If you are looking for a car or truck loan with a low credit score, you already know that you are looking at an uphill battle. Still, you need a vehicle and you need to do what you need to do. We understand. Lucky for you, we can help.
Let’s get you a loan quote and then we can give you some additional tips on how to get approved or to better your loan terms. Even with bad credit, a lender in the loan network may be able to give you a cash installment loan and a cash loan means that you are a cash buyer which gives you a lot of negotiating strength.

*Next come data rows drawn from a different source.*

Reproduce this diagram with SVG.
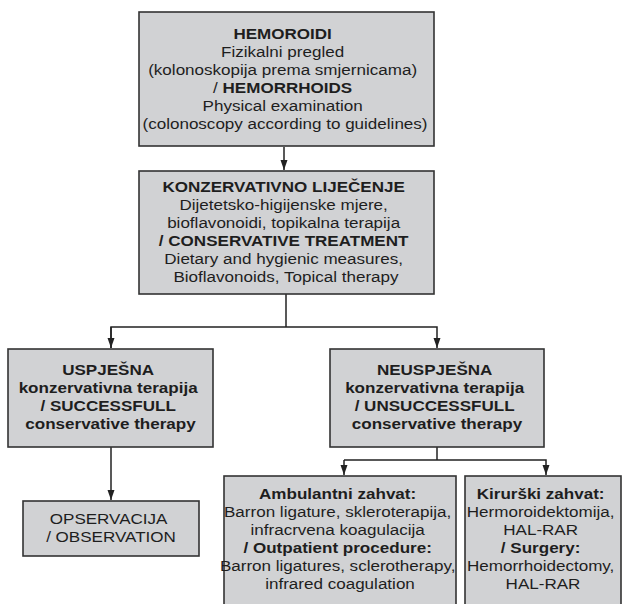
<svg xmlns="http://www.w3.org/2000/svg" width="622" height="604" viewBox="0 0 622 604">
<defs>
<marker id="ah" markerUnits="userSpaceOnUse" markerWidth="10" markerHeight="10" viewBox="0 0 10 10" refX="10" refY="5" orient="auto">
<path d="M0,1.5 L10,5 L0,8.5 Z" fill="#222"/>
</marker>
</defs>
<style>
.box{fill:#d1d2d4;stroke:#333;stroke-width:1.6}
.t{font-family:"Liberation Sans",Arial,sans-serif;font-size:15.5px;fill:#1e1e1e;text-anchor:middle}
.b{font-weight:bold}
.ln{fill:none;stroke:#222;stroke-width:1.5}
</style>
<rect width="622" height="604" fill="#ffffff"/>
<g id="connectors">
<line class="ln" x1="284" y1="147" x2="284" y2="170" marker-end="url(#ah)"/>
<polyline class="ln" points="286,294 286,327"/>
<polyline class="ln" points="111,348 111,327 437,327 437,348" marker-end="url(#ah)"/>
<line class="ln" x1="111" y1="327" x2="111" y2="348" marker-end="url(#ah)"/>
<line class="ln" x1="111" y1="447" x2="111" y2="500" marker-end="url(#ah)"/>
<polyline class="ln" points="437,447 437,460"/>
<polyline class="ln" points="344,460 546,460 546,475" marker-end="url(#ah)"/>
<line class="ln" x1="344" y1="460" x2="344" y2="475" marker-end="url(#ah)"/>
</g>
<g id="hemoroidi">
<rect class="box" x="139" y="12" width="295" height="134"/>
<text class="t" transform="translate(285 0) scale(1.1 1)">
<tspan class="b" x="0" y="39">HEMOROIDI</tspan>
<tspan x="0" y="57">Fizikalni pregled</tspan>
<tspan x="0" y="75">(kolonoskopija prema smjernicama)</tspan>
<tspan x="0" y="93">/ <tspan class="b">HEMORRHOIDS</tspan></tspan>
<tspan x="0" y="111">Physical examination</tspan>
<tspan x="0" y="129">(colonoscopy according to guidelines)</tspan>
</text>
</g>
<g id="konzervativno">
<rect class="box" x="139" y="171" width="295" height="123"/>
<text class="t" transform="translate(286 0) scale(1.1 1)">
<tspan class="b" x="0" y="192">KONZERVATIVNO LIJEČENJE</tspan>
<tspan x="0" y="210">Dijetetsko-higijenske mjere,</tspan>
<tspan x="0" y="228">bioflavonoidi, topikalna terapija</tspan>
<tspan class="b" x="0" y="246">/ CONSERVATIVE TREATMENT</tspan>
<tspan x="0" y="264">Dietary and hygienic measures,</tspan>
<tspan x="0" y="282">Bioflavonoids, Topical therapy</tspan>
</text>
</g>
<g id="uspjesna">
<rect class="box" x="8" y="349" width="205" height="98"/>
<text class="t b" transform="translate(110.5 0) scale(1.1 1)">
<tspan x="0" y="375">USPJEŠNA</tspan>
<tspan x="0" y="393">konzervativna terapija</tspan>
<tspan x="0" y="411">/ SUCCESSFULL</tspan>
<tspan x="0" y="429">conservative therapy</tspan>
</text>
</g>
<g id="neuspjesna">
<rect class="box" x="330" y="349" width="214" height="98"/>
<text class="t b" transform="translate(437 0) scale(1.1 1)">
<tspan x="0" y="375">NEUSPJEŠNA</tspan>
<tspan x="0" y="393">konzervativna terapija</tspan>
<tspan x="0" y="411">/ UNSUCCESSFULL</tspan>
<tspan x="0" y="429">conservative therapy</tspan>
</text>
</g>
<g id="opservacija">
<rect class="box" x="23" y="501" width="176" height="55"/>
<text class="t" transform="translate(111 0) scale(1.1 1)">
<tspan x="0" y="524">OPSERVACIJA</tspan>
<tspan x="0" y="542">/ OBSERVATION</tspan>
</text>
</g>
<g id="ambulantni">
<rect class="box" x="224" y="476" width="232" height="140"/>
<text class="t" transform="translate(340 0) scale(1.1 1)">
<tspan class="b" x="0" y="499">Ambulantni zahvat:</tspan>
<tspan x="0" y="517">Barron ligature, skleroterapija,</tspan>
<tspan x="0" y="535">infracrvena koagulacija</tspan>
<tspan class="b" x="0" y="553">/ Outpatient procedure:</tspan>
<tspan x="0" y="571">Barron ligatures, sclerotherapy,</tspan>
<tspan x="0" y="589">infrared coagulation</tspan>
</text>
</g>
<g id="kirurski">
<rect class="box" x="465" y="476" width="156" height="140"/>
<text class="t" transform="translate(543 0) scale(1.1 1)">
<tspan class="b" x="0" y="499">Kirurški zahvat:</tspan>
<tspan x="0" y="517">Hermoroidektomija,</tspan>
<tspan x="0" y="535">HAL-RAR</tspan>
<tspan class="b" x="0" y="553">/ Surgery:</tspan>
<tspan x="0" y="571">Hemorrhoidectomy,</tspan>
<tspan x="0" y="589">HAL-RAR</tspan>
</text>
</g>
</svg>
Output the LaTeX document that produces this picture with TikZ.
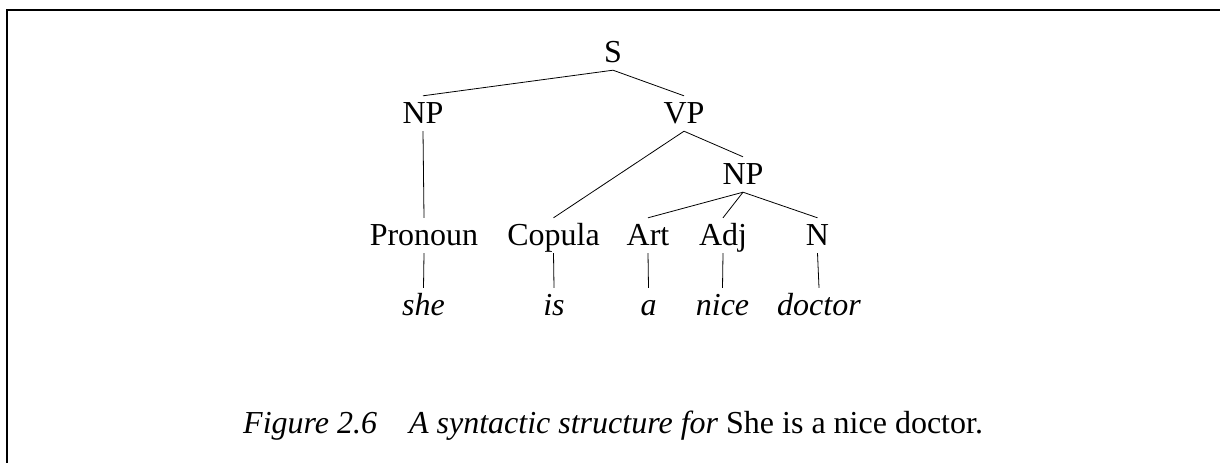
\documentclass[tikz,border=0pt]{standalone}
\usepackage{fontspec}
\setmainfont{Liberation Serif}
\begin{document}
\begin{tikzpicture}[x=1pt,y=-1pt,
  cat/.style={anchor=base,inner xsep=0pt,inner ysep=6pt,text height=21pt,text depth=2pt,
    font=\fontsize{32}{38}\selectfont},
  word/.style={cat,font=\fontsize{32}{38}\selectfont\itshape},
  branch/.style={line width=0.8pt},
  frame/.style={line width=2pt}]
\useasboundingbox (0,0) rectangle (1220,463);
% partial frame: top and left rules
\coordinate (ftl) at (7,10);
\coordinate (ftr) at (1220,10);
\coordinate (fbl) at (7,463);
\draw[frame] (ftr) -- (ftl) -- (fbl);

% categories
\node[cat] (S)   at (613,62)  {S};
\node[cat] (NP1) at (423,123) {NP};
\node[cat] (VP)  at (684,123) {VP};
\node[cat] (NP2) at (743,184) {NP};
\node[cat] (Pro) at (424,245) {Pronoun};
\node[cat] (Cop) at (553.5,245) {Copula};
\node[cat] (Art) at (648,245) {Art};
\node[cat] (Adj) at (723,245) {Adj};
\node[cat] (N)   at (817.5,245) {N};

% words
\node[word] (she) at (423.5,315) {she};
\node[word] (is)  at (554,315) {is};
\node[word] (a)   at (648.5,315) {a};
\node[word] (nice) at (722.5,315) {nice};
\node[word] (doctor) at (819,315) {doctor};

% branches
\draw[branch] (S.south) -- (NP1.north);
\draw[branch] (S.south) -- (VP.north);
\draw[branch] (NP1.south) -- (Pro.north);
\draw[branch] (VP.south) -- (Cop.north);
\draw[branch] (VP.south) -- (NP2.north);
\draw[branch] (NP2.south) -- (Art.north);
\draw[branch] (NP2.south) -- (Adj.north);
\draw[branch] (NP2.south) -- (N.north);
\draw[branch] (Pro.south) -- (she.north);
\draw[branch] (Cop.south) -- (is.north);
\draw[branch] (Art.south) -- (a.north);
\draw[branch] (Adj.south) -- (nice.north);
\draw[branch] (N.south) -- (doctor.north);

% caption
\node[anchor=base west,inner sep=0pt,font=\fontsize{32}{38}\selectfont] (cap) at (243,433)
  {\textit{Figure 2.6}\quad\textit{A syntactic structure for} She is a nice doctor.};
\end{tikzpicture}
\end{document}
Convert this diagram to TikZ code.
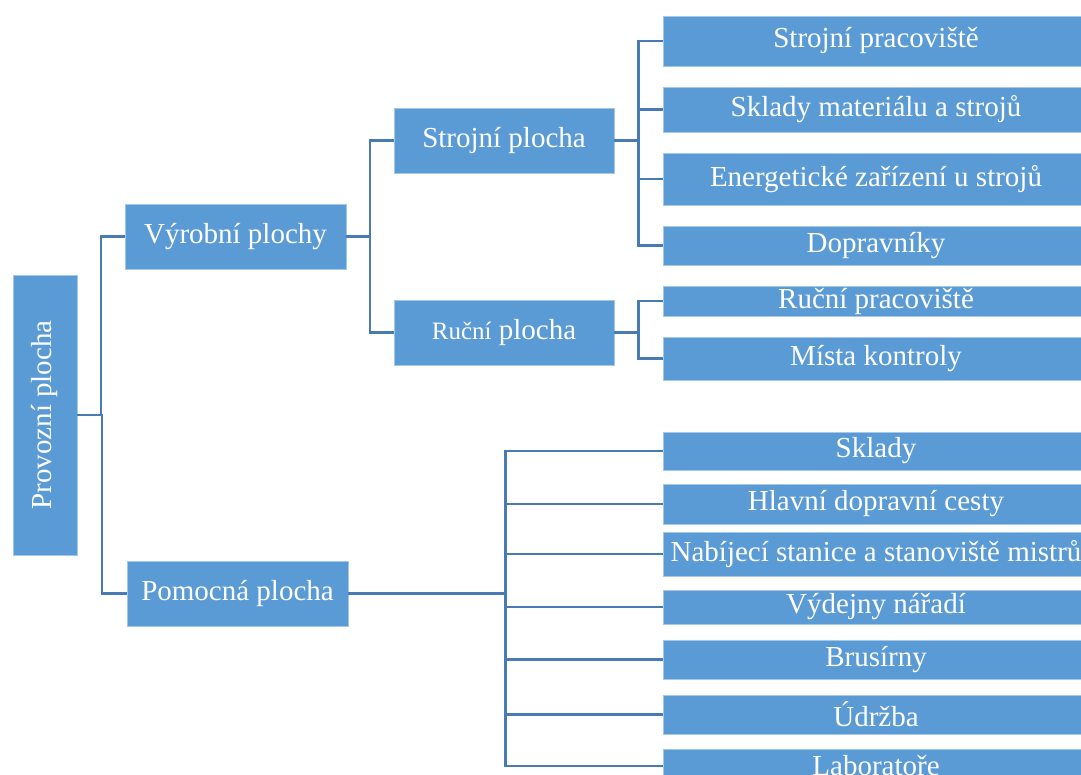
\documentclass[tikz,border=0pt]{standalone}
\usepackage{fontspec}
\setmainfont{Liberation Serif}
\usepackage{tikz}
\usepackage{graphicx}
\usetikzlibrary{positioning, calc}
\definecolor{boxblue}{RGB}{91, 155, 213}
\definecolor{linkblue}{RGB}{72, 122, 180}
\definecolor{edgeblue}{RGB}{165, 199, 232}
\tikzset{
    % Tree boxes
    tree box/.style={
        rectangle, fill=boxblue, draw=edgeblue, line width=0.8pt,
        inner sep=0pt, text=white,
        font=\fontsize{29}{32}\selectfont
    },
    % Level boxes in the middle
    mid box/.style={
        tree box, minimum width=221pt, minimum height=65pt
    },
    % Leaf boxes on the right
    leaf box/.style={
        tree box, minimum width=426pt
    },
    % Connectors
    link/.style={
        line width=2.7pt, color=linkblue
    },
    elbow/.style={
        to path={-| ($(\tikztostart)!0.5!(\tikztotarget)$) |- (\tikztotarget)}
    }
}
\begin{document}
\begin{tikzpicture}[x=1pt, y=-1pt]

    \useasboundingbox (0, 0) rectangle (1081, 775);
    \clip (0, 0) rectangle (1081, 775);

    % Root
    \node[tree box, minimum width=64pt, minimum height=280pt] (root) at (45, 415) {\rotatebox{90}{Provozní plocha}};

    % Second level
    \node[mid box] (vyr) at (235.5, 236.5) {Výrobní plochy};
    \node[mid box] (pom) at (237.5, 593.5) {Pomocná plocha};

    % Third level
    \node[mid box, minimum width=220pt] (strp) at (504, 140.5) {Strojní plocha};
    \node[mid box, minimum width=220pt] (rucp) at (504, 332.5) {{\fontsize{25}{28}\selectfont Ruční} plocha};

    % Leaves of Strojni plocha
    \node[leaf box, minimum height=50pt] (s1) at (876, 41) {Strojní pracoviště};
    \node[leaf box, minimum height=45pt] (s2) at (876, 109.5) {Sklady materiálu a strojů};
    \node[leaf box, minimum height=52pt] (s3) at (876, 179) {Energetické zařízení u strojů};
    \node[leaf box, minimum height=39pt] (s4) at (876, 245.5) {Dopravníky};

    % Leaves of Rucni plocha
    \node[leaf box, minimum height=30pt] (r1) at (876, 301) {Ruční pracoviště};
    \node[leaf box, minimum height=43pt] (r2) at (876, 358.5) {Místa kontroly};

    % Leaves of Pomocna plocha
    \node[leaf box, minimum height=38pt] (p1) at (876, 451) {Sklady};
    \node[leaf box, minimum height=40pt] (p2) at (876, 504) {Hlavní dopravní cesty};
    \node[leaf box, minimum height=44pt] (p3) at (876, 554) {Nabíjecí stanice a stanoviště mistrů};
    \node[leaf box, minimum height=34pt] (p4) at (876, 607) {Výdejny nářadí};
    \node[leaf box, minimum height=39pt] (p5) at (876, 659.5) {Brusírny};
    \node[leaf box, minimum height=39pt] (p6) at (876, 714.5) {Údržba};
    \node[leaf box, minimum height=34pt] (p7) at (876, 766) {Laboratoře};

    % Connectors from the root
    \draw[link] (root.east) to[elbow] (vyr.west);
    \draw[link] (root.east) to[elbow] (pom.west);

    % Connectors of Vyrobni plochy
    \draw[link] (vyr.east) to[elbow] (strp.west);
    \draw[link] (vyr.east) to[elbow] (rucp.west);

    % Connectors of Strojni plocha
    \draw[link] (strp.east) to[elbow] (s1.west);
    \draw[link] (strp.east) to[elbow] (s2.west);
    \draw[link] (strp.east) to[elbow] (s3.west);
    \draw[link] (strp.east) to[elbow] (s4.west);

    % Connectors of Rucni plocha
    \draw[link] (rucp.east) to[elbow] (r1.west);
    \draw[link] (rucp.east) to[elbow] (r2.west);

    % Connectors of Pomocna plocha
    \draw[link] (pom.east) to[elbow] (p1.west);
    \draw[link] (pom.east) to[elbow] (p2.west);
    \draw[link] (pom.east) to[elbow] (p3.west);
    \draw[link] (pom.east) to[elbow] (p4.west);
    \draw[link] (pom.east) to[elbow] (p5.west);
    \draw[link] (pom.east) to[elbow] (p6.west);
    \draw[link] (pom.east) to[elbow] (p7.west);

\end{tikzpicture}
\end{document}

Qualifying For A Loan With Poor Credit
The trick to getting car loans for people with bad credit is eliminating risk for the lender. You might have the best intentions but all that they see is a credit score. There are several ways that you can cut the risk for the lender and increase your odds of approval.
Big Down Payments
The bigger your down payment, the better your odds of approval will be. Look at it from a lenders perspective. As soon as you drive a vehicle off of the lot, it depreciates. If you owe more money on a car than it is worth, you are more likely to default on a loan if things go bad. Try to bring enough money to the table so that you have positive equity from the get go. This can be hard to do but bring as much money as you possibly can and your odds of approval will increase. In addition. the more money that you put down, the lower your interest rate will be. 10 to 20 percent is a good down payment goal. So, if the car you want costs 10,000 dollars, try to put down at least 1000 dollars to 2000 dollars.
Choose The Right Vehicle
It is a fact that some vehicles will be easier to get approved for than others. If you are trying to get a loan with bad credit, that vehicle, in all likelihood, will be a low end new car. A new vehicle means reliability to a lender. It means that it is under warranty and will not break down in the next few years. Used vehicles are far riskier since they are or will soon be out of warranty. So, all things being equal, a new $20,000 car is easier to qualify for than a used $20,000 car.
Explain Your Bad Credit
Lenders may be able to look past a lot of things on your credit report if you can explain them. If something occurred that is not likely to happen again and it killed your credit, your lender might “cut you some slack”. This could be an illness or an unexpected layoff. There are many things that could have effected your credit that you can explain.
Get A Co-Signer
This can be a HUGE benefit to you. If you can find someone willing to co-sign your loan that has good credit, you will be in very good shape. Keep in mind though that you are asking a lot of your co-signer. If you were to default on your loan, they would be responsible for this debt. If it is a debt that they could not easily take on, it could ruin their credit.
Improving Your Credit Scores
If you really want to get yourself approved for a loan, you need to concentrate on improving those credit card scores. There are a lot of ways to do this and some of them can make big changes pretty quickly. Here is what you need to do.
First, Pull Your Credit Report
Go to a place like Credit Karma where you can pull your reports for free. As a bonus, they will monitor your credit for changes to guard against credit card fraud. The cost is free but you will be bombarded by advertisements while on the website. The cost is worth what you get though. Free credit reports and free credit monitoring.
Second, Dispute Wrong Information
If you believe something is wrong, you can dispute it. When you do, the credit bureau has 30 days to conduct n investigation. If the information is not proved correct before that time, it must be removed from your report. The process can take about two months to really get the information ff your report and get an updated score, so do this several months before you want to seek financing. Disputing negative information alone can easily raise your credit score to the next tier. Do that and your odds of getting a good auto loan dramatically improve.
Third, Pay Down Balances on Credit Cards
If your credit cards are maxed out, that is killing your credit scores. The ideal balance percentage for the best credit score is 30%. Your cards should have balances below that amount. If you can not get the cards that low, don’t worry, you can get improvements by lowering the balances even in slight amounts. Just taking your cards from a 90% balance to an 80% balance can get you 10 to 15 points improvement on your score.
So, if your balances are very high, you might be better off putting some of your deposit money onto your credit cards. This will improve your score and cut your monthly payments. If you go this route, note that it will take about two months for the lower balances to show on your report.
Fourth, Pay Your Bills On Time
Missed payments can be very detrimental to a credit score and could be the whole reason that your scores are in the low range. A single 30 day late strike can lower your score dramatically. To counter this you, of course, must start paying your bills on time. In as little as 6 months you can start seeing improvements on your score. You want that new car now, but if you can wait a bit, you will be rewarded with a better interest rate and a lower car payment.